== PROVIDED DATA ==

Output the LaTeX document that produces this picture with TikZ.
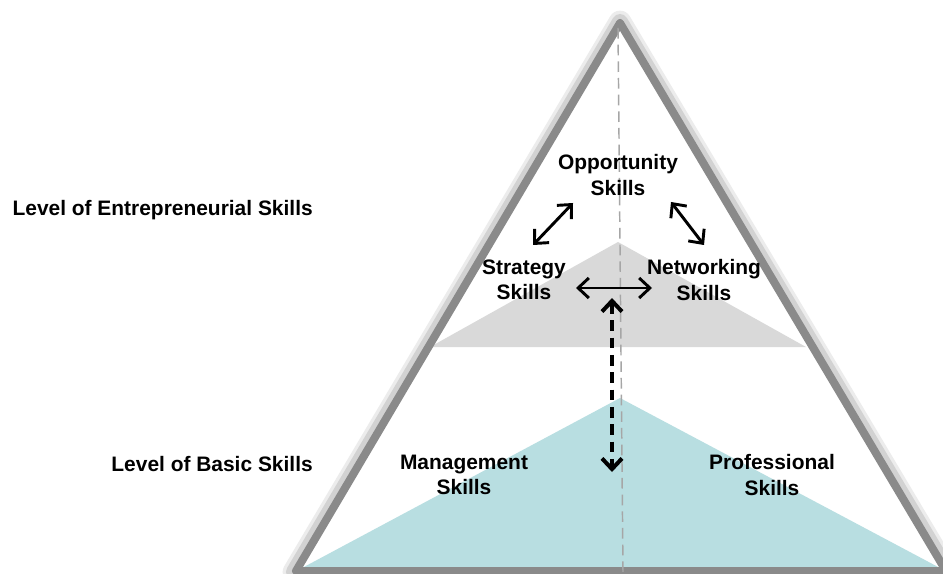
\documentclass[tikz,border=0pt]{standalone}
\usepackage{fontspec}
\setmainfont{Liberation Sans}
\usetikzlibrary{arrows.meta}
\definecolor{tealfill}{HTML}{B8DEE1}
\definecolor{grayfill}{HTML}{D9D9D9}
\definecolor{bordergray}{HTML}{8A8A8A}
\tikzset{
  lbl/.style={font=\fontsize{15.7}{18.8}\selectfont\bfseries, align=center, inner sep=0pt, text=black},
  lvl/.style={font=\fontsize{15.7}{18.8}\selectfont\bfseries, anchor=east, inner sep=0pt, text=black},
  arr/.style={line width=2.2pt, {Straight Barb[length=8pt,width=15pt]}-{Straight Barb[length=8pt,width=15pt]}},
  darr/.style={line width=3pt, dash pattern=on 8pt off 5pt, {Straight Barb[length=8pt,width=15pt]}-{Straight Barb[length=8pt,width=15pt]}},
  axis/.style={draw=gray!70, line width=1.1pt, dash pattern=on 8pt off 4.5pt}
}
\begin{document}
\begin{tikzpicture}[x=0.75pt,y=-0.75pt]
\useasboundingbox (0,0) rectangle (943,574);
\fill[white] (0,0) rectangle (943,574);
% soft shadow of the outer border
\draw[line width=17pt, gray!15, line join=round] (620,22) -- (294,572) -- (948,572) -- cycle;
\draw[line width=12pt, gray!35, line join=round] (620,22) -- (294,572) -- (948,572) -- cycle;
\fill[white] (620,30) -- (302,568) -- (940,568) -- cycle;
% inner fills
\fill[grayfill] (618,242) -- (806,347) -- (430,347) -- cycle;
\fill[tealfill] (620,398) -- (940,568) -- (302,568) -- cycle;
% outer border
\draw[line width=6pt, bordergray, line join=round] (620,23) -- (296,571) -- (946,571) -- cycle;
% centre axis
\coordinate (axtop) at (618,28);
\coordinate (axbot) at (623,572);
\draw[axis] (axtop) -- (axbot);
% level labels
\node[lvl] (lvlE) at (313,210) {Level of Entrepreneurial Skills};
\node[lvl] (lvlB) at (313,464) {Level of Basic Skills};
% skill nodes
\node[lbl] (opp) at (618,175) {Opportunity\\Skills};
\node[lbl] (strat) at (524,280) {Strategy\\Skills};
\node[lbl] (net) at (704,280) {Networking\\Skills};
\node[lbl] (mgmt) at (464,475) {Management\\Skills};
\node[lbl] (prof) at (772,475) {Professional\\Skills};
% arrow end points
\coordinate (o1) at ([xshift=-45*0.75pt,yshift=-28*0.75pt]opp.center);
\coordinate (s1) at ([xshift=9*0.75pt,yshift=35*0.75pt]strat.center);
\coordinate (o2) at ([xshift=53*0.75pt,yshift=-27*0.75pt]opp.center);
\coordinate (n1) at ([xshift=0pt,yshift=35*0.75pt]net.center);
\coordinate (s2) at ([xshift=52*0.75pt,yshift=-8*0.75pt]strat.center);
\coordinate (n2) at ([xshift=-52*0.75pt,yshift=-8*0.75pt]net.center);
\coordinate (d1) at (612,298);
\coordinate (d2) at (612,472);
\draw[arr] (o1) -- (s1);
\draw[arr] (o2) -- (n1);
\draw[arr] (s2) -- (n2);
\draw[darr] (d1) -- (d2);
\end{tikzpicture}
\end{document}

== TASK DIRECTIONS ==
Transcribe the full listing above exactly as it stands, minus the pictures.

== THE SOLUTION ==
Output the LaTeX document that produces this picture with TikZ.
\documentclass[tikz,border=0pt]{standalone}
\usepackage{fontspec}
\setmainfont{Liberation Sans}
\usetikzlibrary{arrows.meta}
\definecolor{tealfill}{HTML}{B8DEE1}
\definecolor{grayfill}{HTML}{D9D9D9}
\definecolor{bordergray}{HTML}{8A8A8A}
\tikzset{
  lbl/.style={font=\fontsize{15.7}{18.8}\selectfont\bfseries, align=center, inner sep=0pt, text=black},
  lvl/.style={font=\fontsize{15.7}{18.8}\selectfont\bfseries, anchor=east, inner sep=0pt, text=black},
  arr/.style={line width=2.2pt, {Straight Barb[length=8pt,width=15pt]}-{Straight Barb[length=8pt,width=15pt]}},
  darr/.style={line width=3pt, dash pattern=on 8pt off 5pt, {Straight Barb[length=8pt,width=15pt]}-{Straight Barb[length=8pt,width=15pt]}},
  axis/.style={draw=gray!70, line width=1.1pt, dash pattern=on 8pt off 4.5pt}
}
\begin{document}
\begin{tikzpicture}[x=0.75pt,y=-0.75pt]
\useasboundingbox (0,0) rectangle (943,574);
\fill[white] (0,0) rectangle (943,574);
% soft shadow of the outer border
\draw[line width=17pt, gray!15, line join=round] (620,22) -- (294,572) -- (948,572) -- cycle;
\draw[line width=12pt, gray!35, line join=round] (620,22) -- (294,572) -- (948,572) -- cycle;
\fill[white] (620,30) -- (302,568) -- (940,568) -- cycle;
% inner fills
\fill[grayfill] (618,242) -- (806,347) -- (430,347) -- cycle;
\fill[tealfill] (620,398) -- (940,568) -- (302,568) -- cycle;
% outer border
\draw[line width=6pt, bordergray, line join=round] (620,23) -- (296,571) -- (946,571) -- cycle;
% centre axis
\coordinate (axtop) at (618,28);
\coordinate (axbot) at (623,572);
\draw[axis] (axtop) -- (axbot);
% level labels
\node[lvl] (lvlE) at (313,210) {Level of Entrepreneurial Skills};
\node[lvl] (lvlB) at (313,464) {Level of Basic Skills};
% skill nodes
\node[lbl] (opp) at (618,175) {Opportunity\\Skills};
\node[lbl] (strat) at (524,280) {Strategy\\Skills};
\node[lbl] (net) at (704,280) {Networking\\Skills};
\node[lbl] (mgmt) at (464,475) {Management\\Skills};
\node[lbl] (prof) at (772,475) {Professional\\Skills};
% arrow end points
\coordinate (o1) at ([xshift=-45*0.75pt,yshift=-28*0.75pt]opp.center);
\coordinate (s1) at ([xshift=9*0.75pt,yshift=35*0.75pt]strat.center);
\coordinate (o2) at ([xshift=53*0.75pt,yshift=-27*0.75pt]opp.center);
\coordinate (n1) at ([xshift=0pt,yshift=35*0.75pt]net.center);
\coordinate (s2) at ([xshift=52*0.75pt,yshift=-8*0.75pt]strat.center);
\coordinate (n2) at ([xshift=-52*0.75pt,yshift=-8*0.75pt]net.center);
\coordinate (d1) at (612,298);
\coordinate (d2) at (612,472);
\draw[arr] (o1) -- (s1);
\draw[arr] (o2) -- (n1);
\draw[arr] (s2) -- (n2);
\draw[darr] (d1) -- (d2);
\end{tikzpicture}
\end{document}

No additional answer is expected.